The U.S. Fish and Wildlife Service has proposed expanding the area where the predators are allowed to roam, but it could be months before a final decision is reached. Until then, the agency is required to capture those wolves found outside the nearly 7,000-square-mile wolf-recovery area that straddles the Arizona-New Mexico border.
That was the case with a pair that had traveled north to the El Malpais National Monument and Conservation Area near Grants. They had been in the area since February before wildlife managers darted and captured them last Friday.
This was the farthest north a pair of Mexican gray wolves had been documented, said Michael Robinson of the Center for Biological Diversity.
“This is excellent habitat. It’s remote country, and filled with deer,” he said. “This would have been an opportunity for the population to expand naturally.”
Ranchers and community leaders in rural areas have opposed any plans that would expand the program and the locations where the wolves could be released. They say the wolves threaten the livelihoods and safety of residents who live in areas that border the reintroduction zone.

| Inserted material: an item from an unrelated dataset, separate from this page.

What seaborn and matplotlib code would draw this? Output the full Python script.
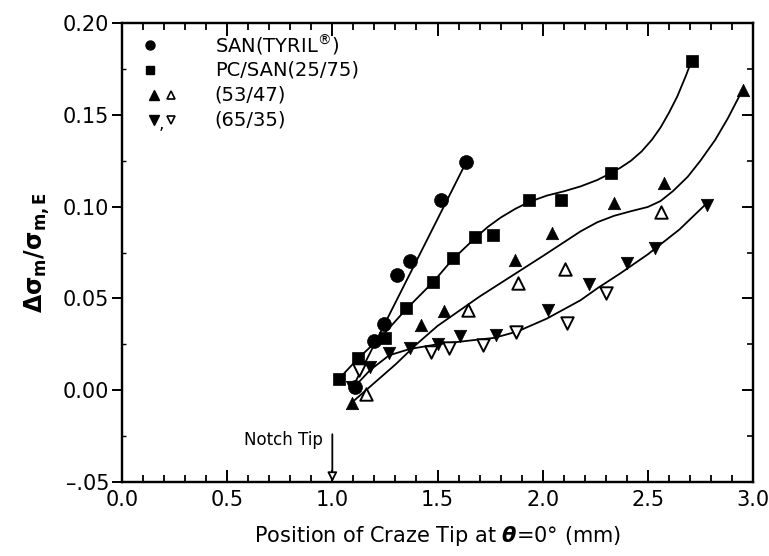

The Mexican wolf was added to the federal endangered species list in 1976. The 15-year effort to reintroduce the animals in New Mexico and Arizona has stumbled because of legal battles, illegal shootings, politics and other problems.
A survey in January showed there were at least 83 Mexican wolves in the wild in the two states. That’s up from 75 last year.
The two wolves captured at El Malpais are being held at Ted Turner’s Ladder Ranch in New Mexico while federal officials weigh options for releasing them back into the wild.
To bolster wolf numbers, officials on Wednesday released the first of two breeding pairs in Arizona’s Apache National Forest. The pair included a pregnant female and a wild male captured during the annual wolf population survey in January.
Another pair being held at a breeding center in New Mexico will be released next week.
Eva Lee Sargent, director of Defenders of Wildlife’s Southwest Program, said the releases are good news. If the pairs succeed, she said their offspring will add to the genetic diversity of the struggling population.
Still, Sargent and others said the Fish and Wildlife Service needs to release more wolves and implement a recovery plan if the species has any chance of survival in the wild.
Without new wolves being released, Robinson said inbreeding will continue and the wild population will have a more difficult time finding mates that are not related.